→ **Goal**: Write out, word for word, every line from the first one through the line that holds "4.77, 4.39, 4.0];", and nothing else; skip the pictures.

→ **Collected data**:
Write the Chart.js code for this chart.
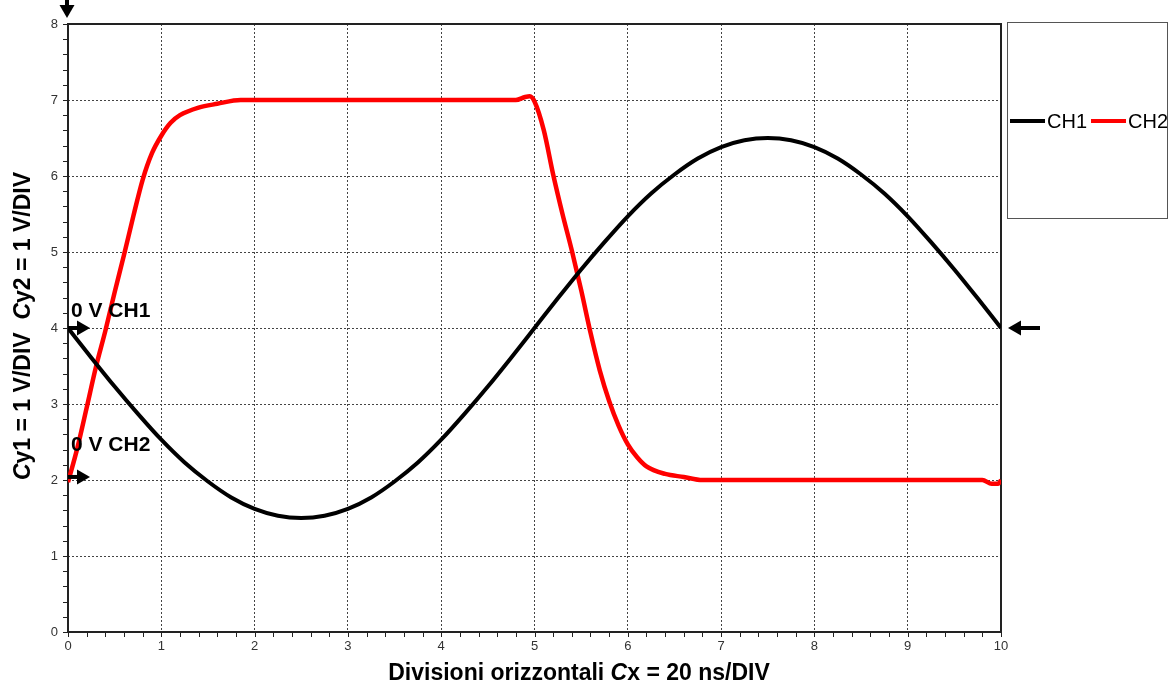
<!DOCTYPE html>
<html>
<head>
<meta charset="utf-8">
<script src="https://cdn.jsdelivr.net/npm/chart.js@4.4.1/dist/chart.umd.min.js"></script>
<style>
  html, body { margin: 0; padding: 0; background: #fff; }
  #wrap { width: 1174px; height: 686px; position: relative; }
</style>
</head>
<body>
<div id="wrap"><canvas id="scope"></canvas></div>
<script>
const FONT = "'Liberation Sans', Arial, sans-serif";

// CH1 (sinusoid)
const ch1X = [0, 0.25, 0.5, 0.75, 1, 1.25, 1.5, 1.75, 2, 2.25, 2.5, 2.75, 3, 3.25, 3.5, 3.75, 4, 4.25, 4.5, 4.75, 5,
              5.25, 5.5, 5.75, 6, 6.25, 6.5, 6.75, 7, 7.25, 7.5, 7.75, 8, 8.25, 8.5, 8.75, 9, 9.25, 9.5, 9.75, 10];
const ch1Y = [4.0, 3.61, 3.23, 2.87, 2.53, 2.23, 1.98, 1.77, 1.62, 1.53, 1.5, 1.53, 1.62, 1.77, 1.98, 2.23, 2.53, 2.87, 3.23, 3.61, 4.0,
              4.39, 4.77, 5.13, 5.47, 5.77, 6.02, 6.23, 6.38, 6.47, 6.5, 6.47, 6.38, 6.23, 6.02, 5.77, 5.47, 5.13, 4.77, 4.39, 4.0];

// CH2 (pulse)
const ch2X = [0, 0.1, 0.2, 0.3, 0.4, 0.5, 0.6, 0.7, 0.8, 0.9, 1.0, 1.1, 1.2, 1.4, 1.6, 1.85, 2.5, 3.5, 4.5, 4.8, 4.9, 4.95, 5.0,
              5.1, 5.2, 5.3, 5.4, 5.5, 5.6, 5.7, 5.8, 5.9, 6.0, 6.1, 6.2, 6.4, 6.6, 6.8, 7.5, 8.5, 9.5, 9.8, 9.9, 9.97, 10];
const ch2Y = [1.97, 2.42, 2.95, 3.49, 3.96, 4.47, 4.96, 5.47, 5.95, 6.3, 6.53, 6.7, 6.8, 6.9, 6.95, 7.0, 7.0, 7.0, 7.0, 7.0, 7.04, 7.05, 6.98,
              6.6, 6.02, 5.5, 5.02, 4.5, 3.94, 3.44, 3.04, 2.72, 2.47, 2.3, 2.18, 2.08, 2.04, 2.0, 2.0, 2.0, 2.0, 2.0, 1.95, 1.95, 2.0];

const seriesNames = ["CH1", "CH2"];
const seriesColors = ["#000000", "#ff0000"];
const xTicks = [0, 1, 2, 3, 4, 5, 6, 7, 8, 9, 10];
const yTicks = [0, 1, 2, 3, 4, 5, 6, 7, 8];

function pts(xs, ys) {
  return xs.map((x, i) => ({ x, y: ys[i] }));
}

// text made of runs, some italic
function drawRuns(ctx, runs, size) {
  let total = 0;
  runs.forEach(r => {
    ctx.font = (r.it ? "italic " : "") + "bold " + size + "px " + FONT;
    r.w = ctx.measureText(r.t).width;
    total += r.w;
  });
  let x = -total / 2;
  runs.forEach(r => {
    ctx.font = (r.it ? "italic " : "") + "bold " + size + "px " + FONT;
    ctx.fillText(r.t, x, 0);
    x += r.w;
  });
}

function arrow(ctx, x0, y0, x1, y1) {
  const ang = Math.atan2(y1 - y0, x1 - x0);
  const head = 13, half = 7.5;
  ctx.beginPath();
  ctx.moveTo(x0, y0);
  ctx.lineTo(x1 - head * Math.cos(ang), y1 - head * Math.sin(ang));
  ctx.lineWidth = 4;
  ctx.strokeStyle = "#000";
  ctx.stroke();
  ctx.beginPath();
  ctx.moveTo(x1, y1);
  ctx.lineTo(x1 - head * Math.cos(ang) + half * Math.sin(ang), y1 - head * Math.sin(ang) - half * Math.cos(ang));
  ctx.lineTo(x1 - head * Math.cos(ang) - half * Math.sin(ang), y1 - head * Math.sin(ang) + half * Math.cos(ang));
  ctx.closePath();
  ctx.fillStyle = "#000";
  ctx.fill();
}

const scopeDecor = {
  id: "scopeDecor",
  beforeDatasetsDraw(chart) {
    const { ctx, chartArea: a, scales } = chart;
    ctx.save();
    // frame
    ctx.strokeStyle = "#222";
    ctx.lineWidth = 2;
    ctx.strokeRect(a.left, a.top, a.right - a.left, a.bottom - a.top);
    // minor + major tick marks
    ctx.lineWidth = 1;
    ctx.beginPath();
    for (let v = 0; v <= 8.001; v += 0.2) {
      const y = Math.round(scales.y.getPixelForValue(v)) + 0.5;
      ctx.moveTo(a.left - 5, y);
      ctx.lineTo(a.left, y);
    }
    for (let v = 0; v <= 10.001; v += 0.2) {
      const x = Math.round(scales.x.getPixelForValue(v)) + 0.5;
      ctx.moveTo(x, a.bottom);
      ctx.lineTo(x, a.bottom + 5);
    }
    ctx.stroke();
    ctx.restore();
  },
  afterDraw(chart) {
    const { ctx, chartArea: a, scales } = chart;
    const ys = scales.y;
    ctx.save();
    ctx.fillStyle = "#000";
    ctx.textBaseline = "alphabetic";

    // axis titles
    ctx.save();
    ctx.translate(579, 680);
    drawRuns(ctx, [{ t: "Divisioni orizzontali " }, { t: "C", it: true }, { t: "x = 20 ns/DIV" }], 23);
    ctx.restore();
    ctx.save();
    ctx.translate(30, (a.top + a.bottom) / 2 - 2);
    ctx.rotate(-Math.PI / 2);
    drawRuns(ctx, [{ t: "C", it: true }, { t: "y1 = 1 V/DIV  " }, { t: "C", it: true }, { t: "y2 = 1 V/DIV" }], 23);
    ctx.restore();

    // zero-level markers
    const y4 = ys.getPixelForValue(4);
    const y2 = ys.getPixelForValue(2.04);
    arrow(ctx, a.left, y4, a.left + 22, y4);
    arrow(ctx, a.left, y2, a.left + 22, y2);
    arrow(ctx, a.right + 39, y4, a.right + 7, y4);
    arrow(ctx, a.left - 1, 0, a.left - 1, a.top - 6);
    ctx.font = "bold 21px " + FONT;
    ctx.textAlign = "left";
    ctx.fillText("0 V CH1", a.left + 3, 317);
    ctx.fillText("0 V CH2", a.left + 3, 451);

    // legend box
    ctx.strokeStyle = "#555";
    ctx.lineWidth = 1;
    ctx.strokeRect(1007.5, 22.5, 160, 196);
    ctx.font = "20px " + FONT;
    ctx.textBaseline = "middle";
    let lx = 1010;
    const ly = 121;
    chart.data.datasets.forEach(ds => {
      ctx.beginPath();
      ctx.moveTo(lx, ly);
      ctx.lineTo(lx + 35, ly);
      ctx.strokeStyle = ds.borderColor;
      ctx.lineWidth = 4;
      ctx.stroke();
      ctx.fillStyle = "#000";
      ctx.fillText(ds.label, lx + 37, ly + 1);
      lx += 37 + ctx.measureText(ds.label).width + 4;
    });
    ctx.restore();
  }
};

new Chart(document.getElementById("scope"), {
  type: "line",
  data: {
    datasets: [
      { label: seriesNames[0], data: pts(ch1X, ch1Y), borderColor: seriesColors[0], borderWidth: 4,
        pointRadius: 0, cubicInterpolationMode: "monotone", fill: false },
      { label: seriesNames[1], data: pts(ch2X, ch2Y), borderColor: seriesColors[1], borderWidth: 4.5,
        pointRadius: 0, cubicInterpolationMode: "monotone", fill: false }
    ]
  },
  options: {
    responsive: true,
    maintainAspectRatio: false,
    animation: false,
    layout: { padding: { top: 24, right: 173, left: 0, bottom: 0 } },
    plugins: { legend: { display: false }, tooltip: { enabled: false } },
    scales: {
      x: {
        type: "linear", min: 0, max: 10,
        afterBuildTicks: s => { s.ticks = xTicks.map(v => ({ value: v })); },
        afterFit: s => { s.height = 54; },
        border: { display: false, dash: [2, 2] },
        grid: { color: "#444", lineWidth: 1, drawTicks: false },
        ticks: { color: "#333", font: { family: FONT, size: 13 }, padding: 7, maxRotation: 0 }
      },
      y: {
        type: "linear", min: 0, max: 8,
        afterBuildTicks: s => { s.ticks = yTicks.map(v => ({ value: v })); },
        afterFit: s => { s.width = 68; },
        border: { display: false, dash: [2, 2] },
        grid: { color: "#444", lineWidth: 1, drawTicks: false },
        ticks: { color: "#333", font: { family: FONT, size: 13 }, padding: 10 }
      }
    }
  },
  plugins: [scopeDecor]
});
</script>
</body>
</html>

→ **Exercise result**:
Write the Chart.js code for this chart.
<!DOCTYPE html>
<html>
<head>
<meta charset="utf-8">
<script src="https://cdn.jsdelivr.net/npm/chart.js@4.4.1/dist/chart.umd.min.js"></script>
<style>
  html, body { margin: 0; padding: 0; background: #fff; }
  #wrap { width: 1174px; height: 686px; position: relative; }
</style>
</head>
<body>
<div id="wrap"><canvas id="scope"></canvas></div>
<script>
const FONT = "'Liberation Sans', Arial, sans-serif";

// CH1 (sinusoid)
const ch1X = [0, 0.25, 0.5, 0.75, 1, 1.25, 1.5, 1.75, 2, 2.25, 2.5, 2.75, 3, 3.25, 3.5, 3.75, 4, 4.25, 4.5, 4.75, 5,
              5.25, 5.5, 5.75, 6, 6.25, 6.5, 6.75, 7, 7.25, 7.5, 7.75, 8, 8.25, 8.5, 8.75, 9, 9.25, 9.5, 9.75, 10];
const ch1Y = [4.0, 3.61, 3.23, 2.87, 2.53, 2.23, 1.98, 1.77, 1.62, 1.53, 1.5, 1.53, 1.62, 1.77, 1.98, 2.23, 2.53, 2.87, 3.23, 3.61, 4.0,
              4.39, 4.77, 5.13, 5.47, 5.77, 6.02, 6.23, 6.38, 6.47, 6.5, 6.47, 6.38, 6.23, 6.02, 5.77, 5.47, 5.13, 4.77, 4.39, 4.0];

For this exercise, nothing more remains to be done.